Approximately a quarter of St Anne’s congregation is LGBTQ+. The leadership team is also very diverse, headed by the Revd Simon Buckley, who is himself gay and has done much to further LGBTQ+ equality within the Church of England, both at St Anne’s and at a national level. 

St Anne’s hosts many LGBTQ+ groups and events. It is a meeting place for the Sybils, the trans Christian group. The annual Pride Breakfast, which takes place on the morning of London Pride and the Opening Doors London – a charity which supports older LGBTQ+ people – Christmas service are highlights. Unfortunately, many activities were cancelled or moved online this year.  
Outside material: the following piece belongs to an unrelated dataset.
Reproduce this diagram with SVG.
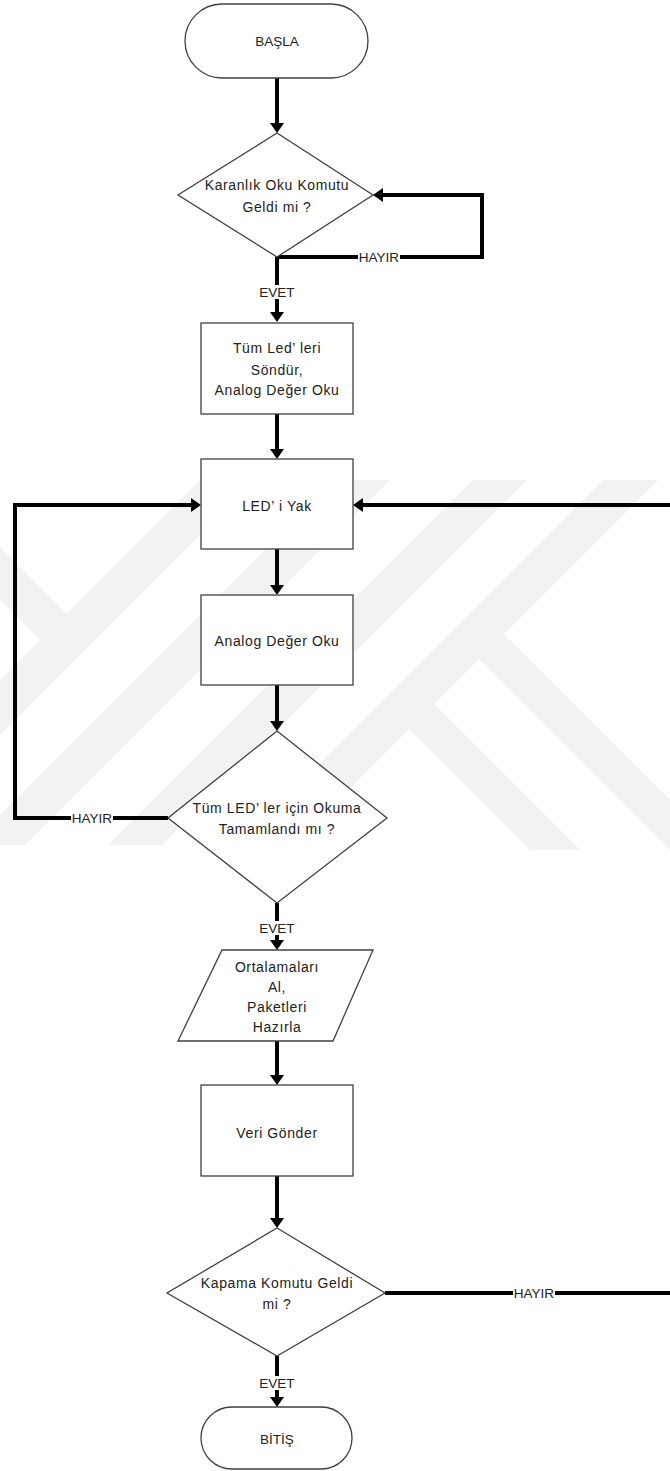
<svg xmlns="http://www.w3.org/2000/svg" width="670" height="1471" viewBox="0 0 670 1471">
<style>
.shape{fill:#fff;stroke:#404040;stroke-width:1.3}
.t{font-family:"Liberation Sans",Arial,sans-serif;font-size:14px;letter-spacing:0.6px;fill:#222;text-anchor:middle}
.c{font-family:"Liberation Sans",Arial,sans-serif;font-size:13.5px;fill:#222;text-anchor:middle}
.conn{fill:none;stroke:#000;stroke-width:4}
.bg{fill:#fff}
</style>
<defs>
<marker id="arr" viewBox="0 0 10 14" refX="7" refY="7" markerWidth="10" markerHeight="14" markerUnits="userSpaceOnUse" orient="auto">
<path d="M0,0 L10,7 L0,14 z" fill="#000"/>
</marker>
</defs>
<rect width="670" height="1471" fill="#fff"/>
<g id="watermark" fill="#f2f2f2">
<polygon points="200,480 255,480 0,735 0,680"/>
<polygon points="335,480 390,480 25,845 -30,845"/>
<polygon points="473,480 527,480 162,845 108,845"/>
<polygon points="603,480 658,480 293,845 238,845"/>
<polygon points="434,704 580,850 530,850 409,729"/>
<polygon points="504,634 720,850 670,850 479,659"/>
<polygon points="0,547 68,615 41,641 0,600"/>
</g>
<g id="connectors">
<path class="conn" d="M277,78 V130" marker-end="url(#arr)"/>
<path class="conn" d="M277,257 H482 V195 H376" marker-end="url(#arr)"/>
<path class="conn" d="M277,257 V319" marker-end="url(#arr)"/>
<path class="conn" d="M277,414 V456" marker-end="url(#arr)"/>
<path class="conn" d="M277,549 V592" marker-end="url(#arr)"/>
<path class="conn" d="M277,685 V728" marker-end="url(#arr)"/>
<path class="conn" d="M168,818 H15 V505 H198" marker-end="url(#arr)"/>
<path class="conn" d="M277,903 V947" marker-end="url(#arr)"/>
<path class="conn" d="M277,1041 V1082" marker-end="url(#arr)"/>
<path class="conn" d="M277,1176 V1225" marker-end="url(#arr)"/>
<path class="conn" d="M385,1293 H676 V505 H356" marker-end="url(#arr)"/>
<path class="conn" d="M277,1356 V1404" marker-end="url(#arr)"/>
<rect class="bg" x="358" y="250" width="42" height="14"/>
<text class="c" x="379" y="262">HAYIR</text>
<rect class="bg" x="259" y="285" width="36" height="14"/>
<text class="c" x="277" y="297">EVET</text>
<rect class="bg" x="71" y="811" width="42" height="14"/>
<text class="c" x="92" y="823">HAYIR</text>
<rect class="bg" x="259" y="921" width="36" height="14"/>
<text class="c" x="277" y="933">EVET</text>
<rect class="bg" x="513" y="1286" width="42" height="14"/>
<text class="c" x="534" y="1298">HAYIR</text>
<rect class="bg" x="259" y="1376" width="36" height="14"/>
<text class="c" x="277" y="1388">EVET</text>
</g>
<g id="start">
<rect class="shape" x="185" y="4" width="183" height="74" rx="37"/>
<text class="c" x="277" y="46">BAŞLA</text>
</g>
<g id="dec1">
<polygon class="shape" points="277,133 373,195 277,257 178,195"/>
<text class="t" x="277" y="190">Karanlık Oku Komutu</text>
<text class="t" x="277" y="212">Geldi mi ?</text>
</g>
<g id="box1">
<rect class="shape" x="201" y="323" width="152" height="91"/>
<text class="t" x="277" y="353">Tüm Led’ leri</text>
<text class="t" x="277" y="375">Söndür,</text>
<text class="t" x="277" y="395">Analog Değer Oku</text>
</g>
<g id="box2">
<rect class="shape" x="201" y="459" width="152" height="90"/>
<text class="t" x="277" y="511">LED’ i Yak</text>
</g>
<g id="box3">
<rect class="shape" x="201" y="595" width="152" height="90"/>
<text class="t" x="277" y="646">Analog Değer Oku</text>
</g>
<g id="dec2">
<polygon class="shape" points="277,731 387,818 277,903 168,818"/>
<text class="t" x="277" y="813">Tüm  LED’ ler için Okuma</text>
<text class="t" x="277" y="834">Tamamlandı mı ?</text>
</g>
<g id="io">
<polygon class="shape" points="222,950 373,950 333,1041 178,1041"/>
<text class="t" x="277" y="972">Ortalamaları</text>
<text class="t" x="277" y="992">Al,</text>
<text class="t" x="277" y="1012">Paketleri</text>
<text class="t" x="277" y="1032">Hazırla</text>
</g>
<g id="box4">
<rect class="shape" x="201" y="1085" width="152" height="91"/>
<text class="t" x="277" y="1138">Veri Gönder</text>
</g>
<g id="dec3">
<polygon class="shape" points="277,1228 385,1293 277,1356 167,1293"/>
<text class="t" x="277" y="1288">Kapama Komutu Geldi</text>
<text class="t" x="277" y="1309">mi ?</text>
</g>
<g id="end">
<rect class="shape" x="201" y="1407" width="151" height="62" rx="31"/>
<text class="c" x="277" y="1444">BİTİŞ</text>
</g>
</svg>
However, following the lockdown in the first half of the year, the church was allowed to open again, although with strict coronavirus protocols in place. Services are available on YouTube, but we have been allowed to gather at the church, windows open – rain or shine – for ventilation purposes, seated two metres apart, the congregation wearing masks and Father Simon donning a large plastic visor so that he can safely deliver his sermons.

These services have been vital to me. This year has left everyone feeling isolated and the community provided by St Anne’s has been more important than ever. Catching up, socially distanced, with other members of the congregation, both straight and LGBTQ+ has been a lifeline – a small moment of normality in an otherwise increasingly fragmented world.

Father Simon has sought to innovate throughout the pandemic, providing additional support to the people of Soho, as well as LGBTQ+ community. For example, because of the additional capacity created by the cancellation of events due to coronavirus, St Anne’s in now home to 22 twelve-step programmes, some aimed specifically at the LGBTQ+ people. 

An LGBTQ+ initiative which I found particularly poignant, was the lighting of a candle in the entrance of the church for Trans Day of Remembrance on 20 November. This was done in collaboration with 56 Dean Street, the sexual health clinic located next door. Although a service could not take place, as this fell during the second national lockdown, the church was open for private prayer.

While the church I attend is a beacon of inclusivity, the situation is very different in many other Church of England and Christian churches in the UK and globally. It was therefore with great excitement that I welcomed the launch of the Global Interfaith Commission on LGBT+ Lives on 16 December.

More than 370 senior faith leaders from around the world, including Archbishop Desmond Tutu and the former Chief Rabbi of Ireland David Rosen, signed a declaration condemning discrimination and violence against LGBTQ+ people and calling for a ban on conversion therapy. 

Some governments have delayed making conversion therapy illegal. In the UK, the Church of England voted in Synod – its equivalent of Parliament – for a ban in 2017. The Declaration by the Global Interfaith Commission on LGBT+ Lives makes it clear there is a significant body of religious leaders who want conversion therapy banned once and for all. Hopefully this will encourage governments, including the UK, to act decisively.

All people of faith can now sign the declaration and I would encourage you to do so.